### Exercise
Using the records that follow, reproduce exactly the lines starting at the line containing "Give me the" and ending at the line containing "ax = fig.add_axes([0.1198, 0.1455, 0.8748, 0.8313])". Include both end lines and no pictures.

### Data rows
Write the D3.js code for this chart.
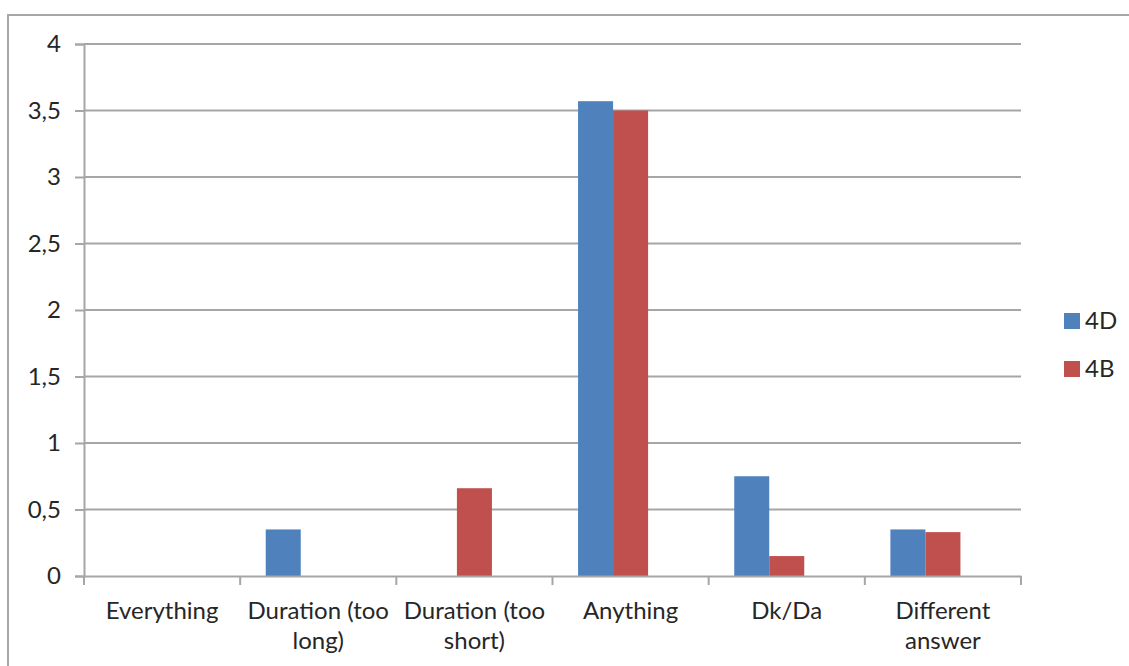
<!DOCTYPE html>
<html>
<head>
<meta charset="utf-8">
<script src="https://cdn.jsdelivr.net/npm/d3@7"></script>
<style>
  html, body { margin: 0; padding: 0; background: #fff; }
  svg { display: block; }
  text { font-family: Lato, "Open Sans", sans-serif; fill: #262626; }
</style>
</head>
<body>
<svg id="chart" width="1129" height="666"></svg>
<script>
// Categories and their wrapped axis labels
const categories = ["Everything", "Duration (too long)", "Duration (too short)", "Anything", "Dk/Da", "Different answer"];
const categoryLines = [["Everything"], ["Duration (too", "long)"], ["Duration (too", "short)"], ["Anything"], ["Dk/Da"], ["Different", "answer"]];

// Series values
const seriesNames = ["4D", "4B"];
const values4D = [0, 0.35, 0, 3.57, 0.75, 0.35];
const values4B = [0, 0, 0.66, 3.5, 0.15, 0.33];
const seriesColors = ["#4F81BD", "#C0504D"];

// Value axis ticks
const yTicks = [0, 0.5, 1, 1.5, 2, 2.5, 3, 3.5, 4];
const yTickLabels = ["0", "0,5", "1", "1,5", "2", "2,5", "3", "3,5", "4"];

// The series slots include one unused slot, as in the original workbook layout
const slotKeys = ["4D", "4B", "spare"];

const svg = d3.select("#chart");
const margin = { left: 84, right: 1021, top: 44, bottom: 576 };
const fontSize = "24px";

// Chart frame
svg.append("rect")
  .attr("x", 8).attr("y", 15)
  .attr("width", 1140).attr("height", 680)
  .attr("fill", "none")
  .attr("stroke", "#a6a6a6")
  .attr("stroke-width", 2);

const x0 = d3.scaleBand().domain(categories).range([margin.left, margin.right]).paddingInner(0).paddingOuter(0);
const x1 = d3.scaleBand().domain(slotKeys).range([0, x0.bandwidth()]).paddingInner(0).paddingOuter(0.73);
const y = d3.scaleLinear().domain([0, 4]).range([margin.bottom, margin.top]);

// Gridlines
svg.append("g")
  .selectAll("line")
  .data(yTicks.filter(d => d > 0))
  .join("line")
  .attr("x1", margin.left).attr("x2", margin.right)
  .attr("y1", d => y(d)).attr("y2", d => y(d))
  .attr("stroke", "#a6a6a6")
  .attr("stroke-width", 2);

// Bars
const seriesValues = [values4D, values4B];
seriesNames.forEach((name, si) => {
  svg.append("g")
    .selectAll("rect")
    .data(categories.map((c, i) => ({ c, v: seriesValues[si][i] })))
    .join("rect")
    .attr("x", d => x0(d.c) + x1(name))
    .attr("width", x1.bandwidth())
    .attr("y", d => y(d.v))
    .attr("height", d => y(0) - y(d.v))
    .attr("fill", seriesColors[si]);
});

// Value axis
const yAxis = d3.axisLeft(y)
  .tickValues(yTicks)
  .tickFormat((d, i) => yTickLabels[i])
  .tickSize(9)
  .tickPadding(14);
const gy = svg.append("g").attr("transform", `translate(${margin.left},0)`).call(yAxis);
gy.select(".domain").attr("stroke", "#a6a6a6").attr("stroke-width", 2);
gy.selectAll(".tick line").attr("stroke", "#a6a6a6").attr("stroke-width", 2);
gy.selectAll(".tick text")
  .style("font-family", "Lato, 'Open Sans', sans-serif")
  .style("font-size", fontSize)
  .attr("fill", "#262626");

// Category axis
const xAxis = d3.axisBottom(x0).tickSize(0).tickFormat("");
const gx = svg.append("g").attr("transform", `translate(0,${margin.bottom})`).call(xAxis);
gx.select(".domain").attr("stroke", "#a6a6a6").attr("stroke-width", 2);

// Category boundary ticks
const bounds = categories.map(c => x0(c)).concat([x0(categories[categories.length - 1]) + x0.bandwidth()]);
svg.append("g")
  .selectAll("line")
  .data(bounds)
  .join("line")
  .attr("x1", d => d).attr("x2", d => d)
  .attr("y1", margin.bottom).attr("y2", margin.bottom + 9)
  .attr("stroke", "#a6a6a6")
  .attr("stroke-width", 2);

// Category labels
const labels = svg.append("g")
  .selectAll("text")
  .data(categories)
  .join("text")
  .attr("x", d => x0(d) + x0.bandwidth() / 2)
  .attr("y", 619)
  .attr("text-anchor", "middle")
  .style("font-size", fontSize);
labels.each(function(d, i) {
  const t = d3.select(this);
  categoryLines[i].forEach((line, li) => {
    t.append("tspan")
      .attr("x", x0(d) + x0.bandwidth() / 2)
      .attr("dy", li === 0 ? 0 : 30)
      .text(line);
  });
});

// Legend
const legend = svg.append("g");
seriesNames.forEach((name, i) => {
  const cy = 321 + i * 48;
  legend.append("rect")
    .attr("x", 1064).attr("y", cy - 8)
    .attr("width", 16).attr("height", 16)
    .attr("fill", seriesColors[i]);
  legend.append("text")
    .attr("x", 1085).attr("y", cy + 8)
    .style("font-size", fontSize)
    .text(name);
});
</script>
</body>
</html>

--

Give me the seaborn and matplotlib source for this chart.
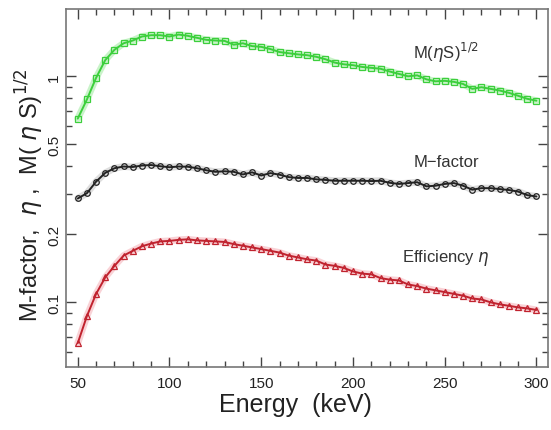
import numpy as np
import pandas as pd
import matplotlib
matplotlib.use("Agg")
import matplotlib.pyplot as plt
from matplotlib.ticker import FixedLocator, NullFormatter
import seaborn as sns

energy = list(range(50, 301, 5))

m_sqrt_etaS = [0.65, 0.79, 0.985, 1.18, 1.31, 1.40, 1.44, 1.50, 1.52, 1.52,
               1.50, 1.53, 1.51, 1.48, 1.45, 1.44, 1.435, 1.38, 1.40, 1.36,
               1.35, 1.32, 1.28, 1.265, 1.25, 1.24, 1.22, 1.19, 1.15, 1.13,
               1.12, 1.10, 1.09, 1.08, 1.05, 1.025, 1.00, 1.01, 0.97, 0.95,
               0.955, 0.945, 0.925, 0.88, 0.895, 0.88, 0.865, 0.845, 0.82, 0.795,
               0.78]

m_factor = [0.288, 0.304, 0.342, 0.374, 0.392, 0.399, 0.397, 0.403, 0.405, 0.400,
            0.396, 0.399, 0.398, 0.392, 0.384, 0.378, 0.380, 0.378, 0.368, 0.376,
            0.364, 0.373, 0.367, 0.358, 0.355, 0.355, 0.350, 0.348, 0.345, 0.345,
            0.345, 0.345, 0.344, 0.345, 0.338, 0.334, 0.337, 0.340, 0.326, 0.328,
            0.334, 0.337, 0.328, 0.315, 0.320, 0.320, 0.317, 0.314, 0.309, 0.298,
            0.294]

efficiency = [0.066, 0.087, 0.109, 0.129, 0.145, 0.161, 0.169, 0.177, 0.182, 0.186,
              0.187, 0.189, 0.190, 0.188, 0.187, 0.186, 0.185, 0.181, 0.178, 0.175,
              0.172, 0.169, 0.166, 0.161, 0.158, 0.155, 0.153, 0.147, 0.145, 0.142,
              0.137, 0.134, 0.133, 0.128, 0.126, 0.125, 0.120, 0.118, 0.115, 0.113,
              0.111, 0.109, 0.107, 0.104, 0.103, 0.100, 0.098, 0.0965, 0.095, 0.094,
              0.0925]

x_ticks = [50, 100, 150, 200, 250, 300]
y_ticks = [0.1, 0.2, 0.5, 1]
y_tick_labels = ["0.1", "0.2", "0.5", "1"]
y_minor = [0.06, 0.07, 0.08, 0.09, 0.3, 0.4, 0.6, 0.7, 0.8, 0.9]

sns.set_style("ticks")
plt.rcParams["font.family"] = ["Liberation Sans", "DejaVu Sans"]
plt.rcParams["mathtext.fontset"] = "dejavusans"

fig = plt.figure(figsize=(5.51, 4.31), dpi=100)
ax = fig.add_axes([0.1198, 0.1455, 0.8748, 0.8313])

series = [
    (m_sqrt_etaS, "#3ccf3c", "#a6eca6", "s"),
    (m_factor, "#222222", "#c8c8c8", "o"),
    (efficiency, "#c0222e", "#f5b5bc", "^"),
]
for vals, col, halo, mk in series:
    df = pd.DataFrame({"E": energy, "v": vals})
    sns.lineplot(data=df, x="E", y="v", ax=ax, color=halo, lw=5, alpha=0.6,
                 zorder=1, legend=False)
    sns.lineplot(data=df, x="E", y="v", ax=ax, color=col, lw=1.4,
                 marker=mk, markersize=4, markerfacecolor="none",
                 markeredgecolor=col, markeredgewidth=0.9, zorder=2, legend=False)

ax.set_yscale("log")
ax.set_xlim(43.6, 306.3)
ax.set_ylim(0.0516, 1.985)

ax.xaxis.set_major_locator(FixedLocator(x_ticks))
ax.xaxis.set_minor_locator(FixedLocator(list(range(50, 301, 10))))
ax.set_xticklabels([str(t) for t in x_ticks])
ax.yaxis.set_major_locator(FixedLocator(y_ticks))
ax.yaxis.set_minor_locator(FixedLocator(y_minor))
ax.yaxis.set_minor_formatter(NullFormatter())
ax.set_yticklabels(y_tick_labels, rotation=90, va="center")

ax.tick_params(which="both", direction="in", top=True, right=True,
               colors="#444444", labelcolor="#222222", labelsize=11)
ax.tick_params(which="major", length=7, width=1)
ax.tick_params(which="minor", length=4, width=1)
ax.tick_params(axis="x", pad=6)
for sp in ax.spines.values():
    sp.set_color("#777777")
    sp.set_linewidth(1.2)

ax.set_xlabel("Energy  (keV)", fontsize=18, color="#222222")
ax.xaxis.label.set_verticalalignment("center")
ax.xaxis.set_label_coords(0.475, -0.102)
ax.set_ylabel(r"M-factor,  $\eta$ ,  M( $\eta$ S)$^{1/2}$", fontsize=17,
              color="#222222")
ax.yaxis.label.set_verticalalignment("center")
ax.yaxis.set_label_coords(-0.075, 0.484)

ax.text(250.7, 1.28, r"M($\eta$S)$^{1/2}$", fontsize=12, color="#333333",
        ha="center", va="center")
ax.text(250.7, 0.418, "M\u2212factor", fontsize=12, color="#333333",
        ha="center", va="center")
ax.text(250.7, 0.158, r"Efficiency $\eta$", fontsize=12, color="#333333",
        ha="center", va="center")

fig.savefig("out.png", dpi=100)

### Final answer
Give me the seaborn and matplotlib source for this chart.
import numpy as np
import pandas as pd
import matplotlib
matplotlib.use("Agg")
import matplotlib.pyplot as plt
from matplotlib.ticker import FixedLocator, NullFormatter
import seaborn as sns

energy = list(range(50, 301, 5))

m_sqrt_etaS = [0.65, 0.79, 0.985, 1.18, 1.31, 1.40, 1.44, 1.50, 1.52, 1.52,
               1.50, 1.53, 1.51, 1.48, 1.45, 1.44, 1.435, 1.38, 1.40, 1.36,
               1.35, 1.32, 1.28, 1.265, 1.25, 1.24, 1.22, 1.19, 1.15, 1.13,
               1.12, 1.10, 1.09, 1.08, 1.05, 1.025, 1.00, 1.01, 0.97, 0.95,
               0.955, 0.945, 0.925, 0.88, 0.895, 0.88, 0.865, 0.845, 0.82, 0.795,
               0.78]

m_factor = [0.288, 0.304, 0.342, 0.374, 0.392, 0.399, 0.397, 0.403, 0.405, 0.400,
            0.396, 0.399, 0.398, 0.392, 0.384, 0.378, 0.380, 0.378, 0.368, 0.376,
            0.364, 0.373, 0.367, 0.358, 0.355, 0.355, 0.350, 0.348, 0.345, 0.345,
            0.345, 0.345, 0.344, 0.345, 0.338, 0.334, 0.337, 0.340, 0.326, 0.328,
            0.334, 0.337, 0.328, 0.315, 0.320, 0.320, 0.317, 0.314, 0.309, 0.298,
            0.294]

efficiency = [0.066, 0.087, 0.109, 0.129, 0.145, 0.161, 0.169, 0.177, 0.182, 0.186,
              0.187, 0.189, 0.190, 0.188, 0.187, 0.186, 0.185, 0.181, 0.178, 0.175,
              0.172, 0.169, 0.166, 0.161, 0.158, 0.155, 0.153, 0.147, 0.145, 0.142,
              0.137, 0.134, 0.133, 0.128, 0.126, 0.125, 0.120, 0.118, 0.115, 0.113,
              0.111, 0.109, 0.107, 0.104, 0.103, 0.100, 0.098, 0.0965, 0.095, 0.094,
              0.0925]

x_ticks = [50, 100, 150, 200, 250, 300]
y_ticks = [0.1, 0.2, 0.5, 1]
y_tick_labels = ["0.1", "0.2", "0.5", "1"]
y_minor = [0.06, 0.07, 0.08, 0.09, 0.3, 0.4, 0.6, 0.7, 0.8, 0.9]

sns.set_style("ticks")
plt.rcParams["font.family"] = ["Liberation Sans", "DejaVu Sans"]
plt.rcParams["mathtext.fontset"] = "dejavusans"

fig = plt.figure(figsize=(5.51, 4.31), dpi=100)
ax = fig.add_axes([0.1198, 0.1455, 0.8748, 0.8313])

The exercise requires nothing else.